Technology Cuts Investor-Communication Costs

Technology for investor communications and proxy voting contributed to record savings for corporate issuers in the 2014 proxy season, helping corporate issuers save more than an estimated $900 million this season on printing and postage, according to Broadridge Financial Solutions.

“Because of consolidations and electronic delivery, we estimate if companies had to send packages by mail, they’d spend $900 million more than they do today,” said Chuck Callan, Broadridge’s senior vice president of regulatory affairs. “We’ve taken a lot of the cost by making this a technology-intensive process.”

About 70% of Broadridge’s business is investor communications, including distributing proxy information, tabulating votes, mutual fund information and trade confirms and statements. It also performs tax processing for brokers, and transfer agent services for corporate issuers directly.
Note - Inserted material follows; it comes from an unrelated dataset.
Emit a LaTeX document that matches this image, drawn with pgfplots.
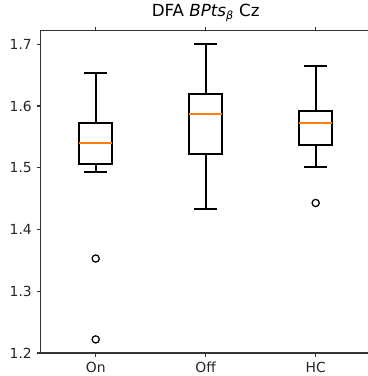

“Although it’s not as high-profile as voting in political elections, proxy voting nevertheless is an important part of what makes companies function, and it’s an important right that you have as a shareholder,” said Callan. “As an equity shareholder you have a dividend right, a cash flow right, and a voting right.”

Overall voting participation increased from 84.3% of shares on average being voted last season to 85.7% this season. Over 95% of the shares cast were voted electronically through one or more of Broadridge’s platforms.

Voting via mobile proxyvote.com, used by on-the-go shareholders, grew by 70% over last year at this time to a record 1.5 million accounts. This season, more than two times as many shares were voted through proxyvote.com than by paper ballot. The statistics report covers meetings between March 1, 2014 and June 14, 2014.

There are about 12,000 shareholder meetings in the U.S. annually. Approximately 4,000 of those happen during the spring proxy season, which Broadridge defines as March 1 through June 14. Those 4,000 meetings tend to be the larger companies because they have a year-end fiscal year.

The vast majority of publicly traded shares in the United States are registered on companies’ books not in the names of beneficial owners, but rather in the name used by The Depository Trust Co. Shares held in this manner are referred to as being held in the ‘street name’.

The street name registration system was created to facilitate securities trading, eliminate paperwork, and preserve the confidentiality of beneficial owners’ identities. DTC holds shares on behalf of banks and brokers, which in turn hold on behalf of their clients, who are the beneficial owners.

“Most of the shares are held in street name,” said Callan. “The broker is the owner of record of those shares. So the proxy goes with the record ownership. What you’re actually doing is you’re instructing the broker how to vote his proxy. Every account holder at Merrill Lynch that has shares in IBM is instructing Merrill Lynch to vote its overall IBM position.”

In the case of pension funds, beneficial owners may be the underlying account holders, in which cases the pension fund manager will do the voting.